Common Mistakes to Avoid

I've seen a lot of people get frustrated when their first lined book doesn't turn out quite right. Usually, it comes down to one of three things.

First, don't forget to account for the trim. If you're planning to trim the edges of your book with a plough or a heavy-duty paper cutter after it's bound, make sure your lines are centered relative to the final size, not the paper's original size. There's nothing more annoying than having perfectly centered lines that suddenly look lopsided because you had to shave off a quarter-inch from the fore-edge.

Second, watch your margins. As I mentioned before, the "hidden" space in the fold is a real thing. If you're sewing a thick book, the pages in the middle of the signature will "creep" outward. If your lines are too close to the edge, they might get cut off or look inconsistent from page to page.

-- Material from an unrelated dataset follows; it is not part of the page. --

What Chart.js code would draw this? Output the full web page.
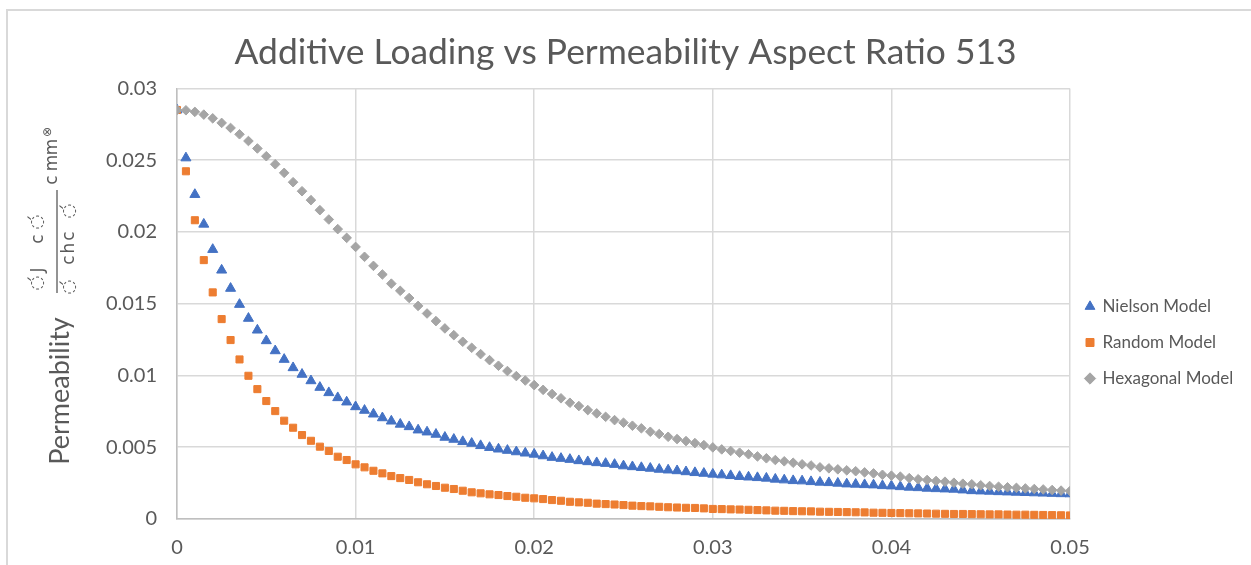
<!DOCTYPE html>
<html><head><meta charset="utf-8">
<script src="https://cdn.jsdelivr.net/npm/chart.js@4.4.1/dist/chart.umd.min.js"></script>
<style>
html,body{margin:0;padding:0;background:#fff;}
#wrap{position:relative;width:1251px;height:565px;overflow:hidden;}
#frame{position:absolute;left:6px;top:9px;right:-10px;bottom:-10px;border-left:2px solid #d9d9d9;border-top:2px solid #d9d9d9;}
canvas{position:absolute;left:0;top:0;}
</style></head><body>
<div id="wrap"><div id="frame"></div><canvas id="c" width="1251" height="565"></canvas></div>
<script>
const chartTitle = 'Additive Loading vs Permeability Aspect Ratio 513';
const yAxisTitle = 'Permeability';
const seriesNames = ['Nielson Model', 'Random Model', 'Hexagonal Model'];
const xTickLabels = ['0', '0.01', '0.02', '0.03', '0.04', '0.05'];
const yTickLabels = ['0', '0.005', '0.01', '0.015', '0.02', '0.025', '0.03'];

const additiveLoading = [0, 0.0005, 0.001, 0.0015, 0.002, 0.0025, 0.003, 0.0035, 0.004, 0.0045,
  0.005, 0.0055, 0.006, 0.0065, 0.007, 0.0075, 0.008, 0.0085, 0.009, 0.0095,
  0.01, 0.0105, 0.011, 0.0115, 0.012, 0.0125, 0.013, 0.0135, 0.014, 0.0145,
  0.015, 0.0155, 0.016, 0.0165, 0.017, 0.0175, 0.018, 0.0185, 0.019, 0.0195,
  0.02, 0.0205, 0.021, 0.0215, 0.022, 0.0225, 0.023, 0.0235, 0.024, 0.0245,
  0.025, 0.0255, 0.026, 0.0265, 0.027, 0.0275, 0.028, 0.0285, 0.029, 0.0295,
  0.03, 0.0305, 0.031, 0.0315, 0.032, 0.0325, 0.033, 0.0335, 0.034, 0.0345,
  0.035, 0.0355, 0.036, 0.0365, 0.037, 0.0375, 0.038, 0.0385, 0.039, 0.0395,
  0.04, 0.0405, 0.041, 0.0415, 0.042, 0.0425, 0.043, 0.0435, 0.044, 0.0445,
  0.045, 0.0455, 0.046, 0.0465, 0.047, 0.0475, 0.048, 0.0485, 0.049, 0.0495, 0.05];

const nielsonModel = [0.0285, 0.02516, 0.02261, 0.02054, 0.01878, 0.01734, 0.01607, 0.01495, 0.01398, 0.01316,
  0.01242, 0.01172, 0.01112, 0.01054, 0.01008, 0.00963, 0.00917, 0.0088, 0.00845, 0.00815,
  0.00782, 0.00757, 0.00731, 0.00705, 0.00682, 0.0066, 0.00643, 0.0062, 0.00606, 0.0059,
  0.00569, 0.00555, 0.00539, 0.00527, 0.00511, 0.00498, 0.00487, 0.00478, 0.00468, 0.00459,
  0.00451, 0.0044, 0.00429, 0.00422, 0.00415, 0.00406, 0.00399, 0.00392, 0.00387, 0.0038,
  0.0037, 0.00364, 0.00358, 0.00353, 0.00346, 0.00341, 0.00336, 0.00329, 0.00323, 0.00318,
  0.00312, 0.00307, 0.00302, 0.00296, 0.00292, 0.00288, 0.00284, 0.00277, 0.00272, 0.00267,
  0.00265, 0.0026, 0.00256, 0.00253, 0.00249, 0.00244, 0.00242, 0.00239, 0.00237, 0.00232,
  0.0023, 0.00225, 0.00221, 0.00218, 0.00214, 0.00211, 0.00209, 0.00207, 0.00202, 0.00197,
  0.00195, 0.00193, 0.0019, 0.00188, 0.00186, 0.00184, 0.00182, 0.0018, 0.00178, 0.00176, 0.00175];

const randomModel = [0.0285, 0.02423, 0.02082, 0.01804, 0.01579, 0.01393, 0.01247, 0.01112, 0.00998, 0.00905,
  0.00822, 0.00752, 0.00685, 0.00636, 0.00585, 0.00545, 0.00504, 0.00474, 0.00434, 0.00411,
  0.00381, 0.0036, 0.00336, 0.00318, 0.00299, 0.00285, 0.00272, 0.00256, 0.00242, 0.0023,
  0.00218, 0.00209, 0.00197, 0.00186, 0.00179, 0.00172, 0.00167, 0.0016, 0.00155, 0.00148,
  0.00144, 0.00139, 0.00132, 0.00127, 0.0012, 0.00116, 0.00113, 0.00107, 0.00104, 0.00101,
  0.00097, 0.00093, 0.0009, 0.00088, 0.00085, 0.00082, 0.0008, 0.00078, 0.00077, 0.00074,
  0.0007, 0.00069, 0.00067, 0.00066, 0.00064, 0.00062, 0.0006, 0.00058, 0.00057, 0.00055,
  0.00054, 0.00053, 0.00051, 0.0005, 0.00049, 0.00048, 0.00047, 0.00046, 0.00044, 0.00043,
  0.00042, 0.00041, 0.0004, 0.00039, 0.00038, 0.00037, 0.00036, 0.00035, 0.00035, 0.00034,
  0.00033, 0.00032, 0.00032, 0.00031, 0.0003, 0.0003, 0.00029, 0.00028, 0.00027, 0.00026, 0.00025];

const hexagonalModel = [0.0285, 0.02848, 0.02837, 0.02818, 0.02792, 0.0276, 0.02725, 0.02681, 0.02634, 0.02582,
  0.02528, 0.02472, 0.02412, 0.02347, 0.02284, 0.02222, 0.02152, 0.02087, 0.0202, 0.01959,
  0.01896, 0.01827, 0.01764, 0.01704, 0.0164, 0.0159, 0.0154, 0.01485, 0.01432, 0.01379,
  0.01328, 0.01281, 0.01235, 0.01193, 0.01149, 0.01107, 0.01068, 0.01031, 0.00996, 0.00965,
  0.00933, 0.009, 0.00871, 0.00841, 0.0081, 0.00787, 0.00759, 0.00736, 0.00712, 0.00689,
  0.00671, 0.0065, 0.00632, 0.00608, 0.00592, 0.00573, 0.00557, 0.00543, 0.00529, 0.00515,
  0.00499, 0.00485, 0.00474, 0.00462, 0.00451, 0.00436, 0.00423, 0.00411, 0.00402, 0.00392,
  0.00381, 0.00373, 0.0036, 0.00353, 0.00346, 0.00339, 0.00333, 0.00325, 0.00318, 0.00308,
  0.00302, 0.00295, 0.00285, 0.00277, 0.00272, 0.00265, 0.0026, 0.00253, 0.00246, 0.00242,
  0.00235, 0.0023, 0.00225, 0.00221, 0.00217, 0.00213, 0.00209, 0.00206, 0.00202, 0.00198, 0.00195];

const TEXT = '#595959';
const FONT = 'Lato, "Open Sans", sans-serif';

function pts(arr) { return additiveLoading.map((x, i) => ({ x: x, y: arr[i] })); }

const LEGEND_SHIFT_Y = 60;
const LEGEND_SHIFT_X = -3;

const customPlugin = {
  id: 'custom',
  beforeLayout(chart) {
    const lg = chart.legend;
    if (lg && !lg._patched) {
      const orig = lg.fit;
      lg.fit = function () { orig.call(this); if (this.isHorizontal && !this.isHorizontal()) this.width = 181; };
      lg._patched = true;
    }
  },
  afterLayout(chart) {
    const lg = chart.legend;
    if (lg) { lg.top += LEGEND_SHIFT_Y; lg.bottom += LEGEND_SHIFT_Y; lg.left += LEGEND_SHIFT_X; lg.right += LEGEND_SHIFT_X; }
  },
  afterDraw(chart) {
    const ctx = chart.ctx;
    function rot(str, sx, sy, font) {
      ctx.save();
      ctx.translate(sx, sy);
      ctx.rotate(-Math.PI / 2);
      ctx.font = font;
      ctx.textAlign = 'center';
      ctx.textBaseline = 'middle';
      ctx.fillText(str, 0, 0);
      ctx.restore();
    }
    ctx.save();
    ctx.fillStyle = TEXT;
    ctx.strokeStyle = TEXT;
    rot(yAxisTitle, 60, 391, '27px ' + FONT);
    const g = '17px "DejaVu Sans"';
    // garbled equation glyphs (as rendered in the source)
    rot('\u25CC\u0301', 38, 283, g);
    rot('J', 39, 270, g);
    rot('c', 39, 239, g);
    rot('\u25CC\u0301', 38, 222, g);
    rot('\u25CC\u0301', 70, 287, g);
    rot('c', 70, 260, g);
    rot('h', 70, 248, g);
    rot('c', 70, 236, g);
    rot('\u25CC\u0301', 70, 211, g);
    rot('c', 53, 180, g);
    rot('m', 53, 163, g);
    rot('m', 53, 147, g);
    rot('\u2297', 48, 132, '12px "DejaVu Sans"');
    ctx.lineWidth = 1.3;
    ctx.beginPath();
    ctx.moveTo(57, 190);
    ctx.lineTo(57, 293);
    ctx.stroke();
    ctx.restore();
  }
};

function makeChart() {
  new Chart(document.getElementById('c'), {
    type: 'scatter',
    data: {
      datasets: [
        { label: seriesNames[0], data: pts(nielsonModel), pointStyle: 'triangle', pointRadius: 5.8,
          backgroundColor: '#4472C4', borderColor: '#4472C4', borderWidth: 1, order: 3 },
        { label: seriesNames[1], data: pts(randomModel), pointStyle: 'rect', pointRadius: 5,
          backgroundColor: '#ED7D31', borderColor: '#ED7D31', borderWidth: 1, order: 2 },
        { label: seriesNames[2], data: pts(hexagonalModel), pointStyle: 'rectRot', pointRadius: 4.8,
          backgroundColor: '#A5A5A5', borderColor: '#A5A5A5', borderWidth: 1, order: 1 }
      ]
    },
    options: {
      responsive: false,
      animation: false,
      devicePixelRatio: 1,
      layout: { padding: { left: 0, right: 0, top: 0, bottom: 0 } },
      plugins: {
        title: {
          display: true, text: chartTitle, color: TEXT,
          font: { family: FONT, size: 35.4, weight: 'normal' },
          padding: { top: 31, bottom: 15 }
        },
        legend: {
          position: 'right', align: 'center',
          labels: {
            usePointStyle: true, boxWidth: 8, boxHeight: 8, padding: 19, color: TEXT,
            font: { family: FONT, size: 17 },
            sort: (a, b) => a.datasetIndex - b.datasetIndex
          }
        },
        tooltip: { enabled: false }
      },
      scales: {
        x: {
          type: 'linear', min: 0, max: 0.05,
          afterFit: s => { s.height = 46; },
          afterBuildTicks: s => { s.ticks = xTickLabels.map(t => ({ value: parseFloat(t) })); },
          ticks: { color: TEXT, font: { family: FONT, size: 20 }, padding: 17,
            callback: (v, i) => xTickLabels[i] },
          grid: { color: '#d9d9d9', lineWidth: 1.5, drawTicks: false },
          border: { color: '#bfbfbf', width: 1.5 }
        },
        y: {
          type: 'linear', min: 0, max: 0.03,
          afterFit: s => { s.width = 177; },
          afterBuildTicks: s => { s.ticks = yTickLabels.map(t => ({ value: parseFloat(t) })); },
          ticks: { color: TEXT, font: { family: FONT, size: 20 }, padding: 20,
            callback: (v, i) => yTickLabels[i] },
          grid: { color: '#d9d9d9', lineWidth: 1.5, drawTicks: false },
          border: { color: '#bfbfbf', width: 1.5 }
        }
      }
    },
    plugins: [customPlugin]
  });
}

if (document.fonts && document.fonts.load) {
  Promise.all([document.fonts.load('20px Lato'), document.fonts.load('14px "DejaVu Sans"')])
    .then(makeChart, makeChart);
} else { makeChart(); }
</script>
</body></html>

Finally, test your pens. If you're making a book for someone else, or even for yourself, test how different inks react to the paper you've chosen. Some papers are "toothy" and catch the nib of a pen, while others are so smooth that the ink takes forever to dry and ends up smudging everywhere.

The Joy of the Finished Project

There is something incredibly satisfying about flipping through a book you made yourself and seeing those neat, orderly lines waiting for your thoughts. Using lined paper for bookbinding might require an extra step or two—whether that's hunting down the right grain or spending an afternoon at the printer—but the result is a professional-looking, highly functional journal.

Whether you're making a gift for a friend or a new place to stash your own ideas, getting the paper right is the foundation of the whole project. Once you find a paper and a line style that you love, you'll probably find yourself making excuses to bind more books just so you can use it again. So, grab a few different samples, test your grain direction, and get to binding! There's a whole world of organized writing waiting for you.